Founded in 1835, historic place of worship has new 6-storey building

The Sri Veeramakaliamman temple is wrapping up a much needed two-year-long, $7-million makeover.

The renovation, which includes a new six-storey building at the back of the compound at 141 Serangoon Road, comes at a time when the temple's congregation has grown by about 30 per cent over the past decade.

On Sundays alone, about 5,000 devotees throng the place. This increase is due in part to a growing number of foreign workers who worship there, said the temple's management.
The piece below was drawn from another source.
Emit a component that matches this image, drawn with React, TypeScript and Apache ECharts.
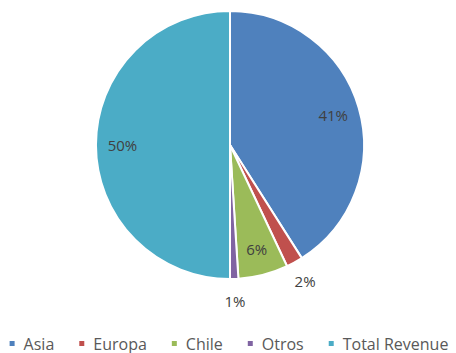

Restoration works, which started in December, involved a dozen craftsmen from Tamil Nadu.

The temple is one of 15 places of worship that have been listed for conservation by the Urban Redevelopment Authority (URA) under its draft Master Plan 2013.

The URA said the temple is both historically and socially significant. For one thing, the Sri Veeramakaliamman is the oldest Hindu temple in the Kampong Kapor area. It was founded by Tamil pioneers in 1835. They first built a small clay shrine at the very site to pray to the goddess Veeramakaliamman for protection, prosperity, health and knowledge.

The current temple, which stands on freehold land that was purchased for $150 in 1908, was built at the cost of $2.2 million in 1987. It is about 1,300 sq m - the size of about 11 five-room flats.

The conservation has been a long time coming, said temple secretary Selvakumar R., 59, who brought in the craftsmen to work on painting as well as restoring the temple's 640 statues and deities depicting scenes from Hindu mythology.

"It deserves to be preserved as it is one of the oldest temples in Singapore and as an icon of Little India," said Mr Selvakumar.

The craftsmen also restored and painted the temple's eight domes and decorative cement fixtures on its ceilings and facade. Some of these feature gold foil embellishments and colourful stones.

URA's spokesman noted that the temple's silver flag post, which symbolises a cosmic link to heaven, is unique.

The temple, which served as a place of refuge for devotees during the Japanese Occupation, continues to be of relevance to the community today, she added.

To house the growing congregation, the six-storey building replaces an older one that was half its height. This has doubled the floor area to about 1,300 sq m.

Devotee Singaram Narayanan, 68, who has been going to the temple for the past 40 years, said he is looking forward to its reopening on June 22. During the renovation, worshippers prayed at the temple's front garden where its deities were housed temporarily.

"Already I can see the results of the restoration works. The paint is no longer as dull and the statues look more brilliant," he said.

The temple's management is expecting about 40,000 devotees to throng the place and its surrounding streets when it reopens.